Since I was military … or, I guess, ex-military, now… I didn't have to take the safety course. It was just a matter of filling out paperwork. She was able to get everything taken care of, before I was even released from the hospital. I used the same tactic to get a guy I kind of knew, who was stationed in Washington, to purchase me a gun. It was all legal and on the up and up, I just wanted the option to be armed when I got to Florida.
Not that I expected anything to happen, or was worried; it's just that having been at the mercy of others for so long, I didn't want that to happen again. I thought of it as a safety blanket, albeit a hard and metallic one.
I was all set to travel. My duffel bag would have to suffice as luggage, until I figured out where I would be living and what I wanted to do. All that had to wait, though, 'till I found Claire.
I wasn't able to sleep on the plane. I hadn't been around this many people in one place, especially a tight and confined place like an airplane, in a long time. It made me uneasy. Thankfully the people in my row were equally unsocial, so I was left to my own devices.
Stepping off the plane, my body noticed the change from the mild summer temperature of Maryland, to the damned, muggy heat that was south Florida. I hadn't driven in a long time, so I opted for a taxi. I gave him the address, and looked out the window as we rode.
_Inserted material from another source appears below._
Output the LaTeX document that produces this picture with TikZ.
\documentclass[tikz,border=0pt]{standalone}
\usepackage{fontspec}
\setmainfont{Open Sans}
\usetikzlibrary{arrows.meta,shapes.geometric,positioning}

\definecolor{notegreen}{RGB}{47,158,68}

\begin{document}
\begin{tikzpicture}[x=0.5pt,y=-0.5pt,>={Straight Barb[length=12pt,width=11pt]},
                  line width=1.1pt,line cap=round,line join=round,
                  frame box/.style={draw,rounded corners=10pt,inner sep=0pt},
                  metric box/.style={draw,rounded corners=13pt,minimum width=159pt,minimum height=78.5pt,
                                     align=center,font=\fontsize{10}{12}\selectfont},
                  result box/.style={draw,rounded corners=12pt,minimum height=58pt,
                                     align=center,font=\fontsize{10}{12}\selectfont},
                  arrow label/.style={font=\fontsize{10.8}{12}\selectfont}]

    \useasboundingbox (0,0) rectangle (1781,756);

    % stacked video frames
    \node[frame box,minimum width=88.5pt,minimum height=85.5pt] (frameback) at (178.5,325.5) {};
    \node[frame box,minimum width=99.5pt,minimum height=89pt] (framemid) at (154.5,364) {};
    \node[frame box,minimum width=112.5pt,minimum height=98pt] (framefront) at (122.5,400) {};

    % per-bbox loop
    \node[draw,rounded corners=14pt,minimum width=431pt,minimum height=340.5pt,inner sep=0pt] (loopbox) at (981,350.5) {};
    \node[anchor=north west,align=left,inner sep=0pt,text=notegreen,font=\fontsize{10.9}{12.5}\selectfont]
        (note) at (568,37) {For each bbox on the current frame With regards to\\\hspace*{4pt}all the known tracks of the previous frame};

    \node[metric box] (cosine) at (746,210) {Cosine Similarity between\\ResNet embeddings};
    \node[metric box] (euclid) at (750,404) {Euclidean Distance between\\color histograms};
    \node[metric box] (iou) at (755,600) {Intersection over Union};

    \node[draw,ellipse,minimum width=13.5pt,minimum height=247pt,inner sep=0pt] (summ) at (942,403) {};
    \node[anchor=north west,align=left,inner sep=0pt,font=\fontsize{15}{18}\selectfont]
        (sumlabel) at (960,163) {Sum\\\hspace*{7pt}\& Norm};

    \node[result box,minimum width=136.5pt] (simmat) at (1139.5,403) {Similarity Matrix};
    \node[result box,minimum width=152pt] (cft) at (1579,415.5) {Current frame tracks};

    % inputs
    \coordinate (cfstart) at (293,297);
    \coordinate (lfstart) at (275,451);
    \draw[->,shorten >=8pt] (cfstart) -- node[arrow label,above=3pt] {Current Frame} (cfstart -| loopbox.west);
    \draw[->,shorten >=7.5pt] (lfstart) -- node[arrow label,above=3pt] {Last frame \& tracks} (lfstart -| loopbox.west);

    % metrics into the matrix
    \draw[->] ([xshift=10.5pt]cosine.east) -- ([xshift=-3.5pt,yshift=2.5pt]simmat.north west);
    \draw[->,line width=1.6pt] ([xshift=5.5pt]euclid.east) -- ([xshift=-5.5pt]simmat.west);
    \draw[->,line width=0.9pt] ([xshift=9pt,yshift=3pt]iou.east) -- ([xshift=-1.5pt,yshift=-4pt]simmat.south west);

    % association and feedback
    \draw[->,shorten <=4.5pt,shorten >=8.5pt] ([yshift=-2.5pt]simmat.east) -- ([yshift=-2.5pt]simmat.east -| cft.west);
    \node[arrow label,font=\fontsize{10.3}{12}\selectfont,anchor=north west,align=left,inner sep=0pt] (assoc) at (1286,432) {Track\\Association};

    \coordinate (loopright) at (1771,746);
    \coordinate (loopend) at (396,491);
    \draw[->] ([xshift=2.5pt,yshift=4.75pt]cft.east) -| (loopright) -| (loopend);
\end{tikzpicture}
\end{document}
There was one thing I wanted to do. It was like an itch I needed to scratch. I asked the cabbie to pull over at a gas station, and wait for me. Grabbing my duffel bag, I headed to the restroom, where I dug out the pieces and assembled my sidearm. Then I loaded it. I had also had my Army buddy pick up a belt-waist holster, which I used to hold my gun at the small of my back. My t-shirt was long enough that it covered the weapon enough to work. Not that I was worried, since I was licensed to carry it.
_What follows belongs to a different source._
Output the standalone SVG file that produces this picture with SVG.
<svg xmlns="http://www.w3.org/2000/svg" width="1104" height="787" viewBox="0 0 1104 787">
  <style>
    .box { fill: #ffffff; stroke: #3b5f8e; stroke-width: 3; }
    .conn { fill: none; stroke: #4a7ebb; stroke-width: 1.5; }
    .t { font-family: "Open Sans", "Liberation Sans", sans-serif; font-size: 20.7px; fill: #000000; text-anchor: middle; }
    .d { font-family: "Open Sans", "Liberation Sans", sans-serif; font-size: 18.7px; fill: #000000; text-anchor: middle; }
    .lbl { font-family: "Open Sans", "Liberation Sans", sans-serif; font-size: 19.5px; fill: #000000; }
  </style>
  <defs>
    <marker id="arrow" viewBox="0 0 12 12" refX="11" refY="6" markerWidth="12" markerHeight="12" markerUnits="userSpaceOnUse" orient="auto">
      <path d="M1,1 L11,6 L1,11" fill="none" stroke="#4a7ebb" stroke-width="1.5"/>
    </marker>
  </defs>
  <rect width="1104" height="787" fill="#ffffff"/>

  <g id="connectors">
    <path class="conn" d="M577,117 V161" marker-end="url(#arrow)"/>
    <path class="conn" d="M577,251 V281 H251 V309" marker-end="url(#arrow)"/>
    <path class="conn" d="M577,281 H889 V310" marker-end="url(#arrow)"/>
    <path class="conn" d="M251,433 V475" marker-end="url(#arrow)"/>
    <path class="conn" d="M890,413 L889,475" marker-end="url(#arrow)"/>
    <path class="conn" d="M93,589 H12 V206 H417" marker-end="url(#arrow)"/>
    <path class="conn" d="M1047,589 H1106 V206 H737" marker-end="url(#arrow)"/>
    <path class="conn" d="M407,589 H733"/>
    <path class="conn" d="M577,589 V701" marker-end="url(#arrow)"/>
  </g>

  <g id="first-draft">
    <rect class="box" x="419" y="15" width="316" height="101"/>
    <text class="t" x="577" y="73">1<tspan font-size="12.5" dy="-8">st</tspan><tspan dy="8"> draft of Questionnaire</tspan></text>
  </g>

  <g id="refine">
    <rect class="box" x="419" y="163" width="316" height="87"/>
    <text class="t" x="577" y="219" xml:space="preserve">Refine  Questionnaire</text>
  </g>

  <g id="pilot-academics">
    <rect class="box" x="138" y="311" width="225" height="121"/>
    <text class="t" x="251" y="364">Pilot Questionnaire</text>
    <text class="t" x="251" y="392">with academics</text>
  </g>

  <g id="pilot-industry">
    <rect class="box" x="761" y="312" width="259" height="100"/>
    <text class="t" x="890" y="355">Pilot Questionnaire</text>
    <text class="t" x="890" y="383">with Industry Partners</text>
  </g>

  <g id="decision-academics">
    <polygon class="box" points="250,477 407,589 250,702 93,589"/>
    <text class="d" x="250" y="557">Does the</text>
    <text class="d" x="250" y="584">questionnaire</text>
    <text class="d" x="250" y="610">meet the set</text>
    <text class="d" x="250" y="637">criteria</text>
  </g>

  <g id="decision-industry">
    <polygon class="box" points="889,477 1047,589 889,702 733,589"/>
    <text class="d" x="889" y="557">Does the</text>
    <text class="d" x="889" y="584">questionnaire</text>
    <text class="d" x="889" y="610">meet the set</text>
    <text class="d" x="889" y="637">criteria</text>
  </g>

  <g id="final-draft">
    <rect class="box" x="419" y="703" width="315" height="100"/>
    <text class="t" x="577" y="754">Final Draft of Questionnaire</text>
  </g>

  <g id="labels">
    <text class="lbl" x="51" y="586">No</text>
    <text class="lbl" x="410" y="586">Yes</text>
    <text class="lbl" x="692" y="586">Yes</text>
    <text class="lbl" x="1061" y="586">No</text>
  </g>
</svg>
I felt much more complete once I was adequately armed. It gave me a sense of being in charge of my own destiny, which I still really needed. Maybe the shrinks were right to push me out of the Army. Looking at it objectively, I clearly had some issues lurking below the surface.
I returned to the cab and slid back into the vehicle. The cabby gave me a weird look, probably wondering what I had been doing, but then he just shrugged, clicked the meter off of 'wait', and got us back on the road.
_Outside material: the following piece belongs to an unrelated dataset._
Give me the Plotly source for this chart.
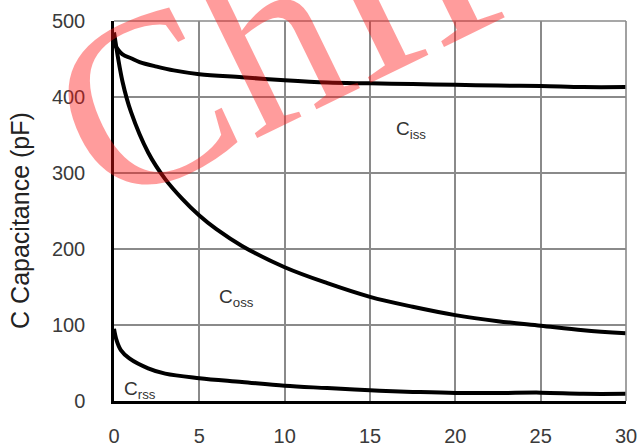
import plotly.graph_objects as go

# Data
x_ciss = [0, 0.5, 1, 1.5, 2.5, 3.5, 5, 7.5, 10, 12.5, 15, 17.5, 20, 22.5, 25, 27.5, 30]
y_ciss = [470, 456, 451, 446, 440, 435, 430, 426, 422, 419, 418, 417, 416, 415, 414.5, 413, 413]

x_coss = [0, 0.5, 1, 2, 3, 4, 5, 6, 7.5, 10, 12.5, 15, 17.5, 20, 22.5, 25, 27.5, 30]
y_coss = [485, 420, 380, 327, 292, 266, 244, 226, 204, 176, 155, 137, 124, 113, 105, 99, 93, 89]

x_crss = [0, 0.15, 0.4, 0.9, 2, 3, 5, 7.5, 10, 12.5, 15, 17.5, 20, 22.5, 25, 27.5, 30]
y_crss = [95, 80, 67, 56, 43, 36, 30, 25, 20, 17, 14, 12, 10.5, 10.5, 11, 9.5, 9.5]

x_ticks = [0, 5, 10, 15, 20, 25, 30]
y_ticks = [0, 100, 200, 300, 400, 500]

series_labels = ["C<sub>iss</sub>", "C<sub>oss</sub>", "C<sub>rss</sub>"]
label_x = [17.4, 7.2, 1.5]
label_y = [357, 135, 14]

y_title = "C Capacitance (pF)"
watermark = "ChIP"

fig = go.Figure()
for xs, ys in [(x_ciss, y_ciss), (x_coss, y_coss), (x_crss, y_crss)]:
    fig.add_trace(go.Scatter(x=xs, y=ys, mode="lines",
                             line=dict(color="black", width=4, shape="spline", smoothing=1.0),
                             showlegend=False, hoverinfo="skip"))

FONT = "Arial, Liberation Sans, sans-serif"
fig.update_layout(
    width=641, height=446,
    margin=dict(l=114, r=15, t=21, b=45, autoexpand=False),
    paper_bgcolor="white", plot_bgcolor="white",
    showlegend=False,
    xaxis=dict(range=[0, 30], tickvals=x_ticks, showgrid=True, gridcolor="#8a8a8a", gridwidth=1.6,
               showline=True, linecolor="black", linewidth=2.5, zeroline=False, automargin=False,
               ticks="", ticklabelstandoff=15,
               tickfont=dict(family=FONT, size=20, color="#3a3a3a")),
    yaxis=dict(range=[0, 500], tickvals=y_ticks, showgrid=True, gridcolor="#8a8a8a", gridwidth=1.6,
               showline=True, linecolor="black", linewidth=2.5, zeroline=False, automargin=False,
               ticks="", ticklabelstandoff=22,
               tickfont=dict(family=FONT, size=20, color="#3a3a3a")),
)

# top and right border
fig.add_shape(type="line", xref="paper", yref="paper", x0=0, x1=1, y0=1, y1=1,
              line=dict(color="#8a8a8a", width=1.6))
fig.add_shape(type="line", xref="paper", yref="paper", x0=1, x1=1, y0=0, y1=1,
              line=dict(color="#8a8a8a", width=1.6))

for t, lx, ly in zip(series_labels, label_x, label_y):
    fig.add_annotation(x=lx, y=ly, xref="x", yref="y", text=t, showarrow=False,
                       font=dict(family=FONT, size=19, color="#333333"))

fig.add_annotation(x=-0.184, y=0.476, xref="paper", yref="paper", text=y_title,
                   showarrow=False, textangle=-90, xanchor="center", yanchor="middle",
                   font=dict(family=FONT, size=25, color="#222222"))

fig.add_annotation(x=0.355, y=0.984, xref="paper", yref="paper", text=watermark,
                   showarrow=False, textangle=-26, xanchor="center", yanchor="middle",
                   font=dict(family="Liberation Serif, serif", size=245,
                             color="rgba(255,20,20,0.42)"))

fig.write_html("out.html", config={"displayModeBar": False},
               post_script="document.body.style.margin='0';document.body.style.overflow='hidden';")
It was weird seeing all the people going about, just living their lives. My brain had just adjusted from living in captivity, to being poked and prodded for months in a hospital. Now I was having to adjust again. From my point of view, it wasn't hard to identify with the way Vietnam soldiers felt, coming back from so long overseas. It was social whiplash.
All those thoughts pushed out of my head as we pulled up to the address. I was trying not to get excited, since I had no proof that she still lived here, but that wasn't really working. I paid the cabby, grabbed my duffel, and headed up the walkway.
I didn't notice any cars in the driveway, but they had a garage so the cars could be in there. I rang the doorbell and waited. I was starting to think no one was home when the door in front of me opened, to the very last thing I had expected.
Standing in front of me was Claire.
And she was about eight months pregnant.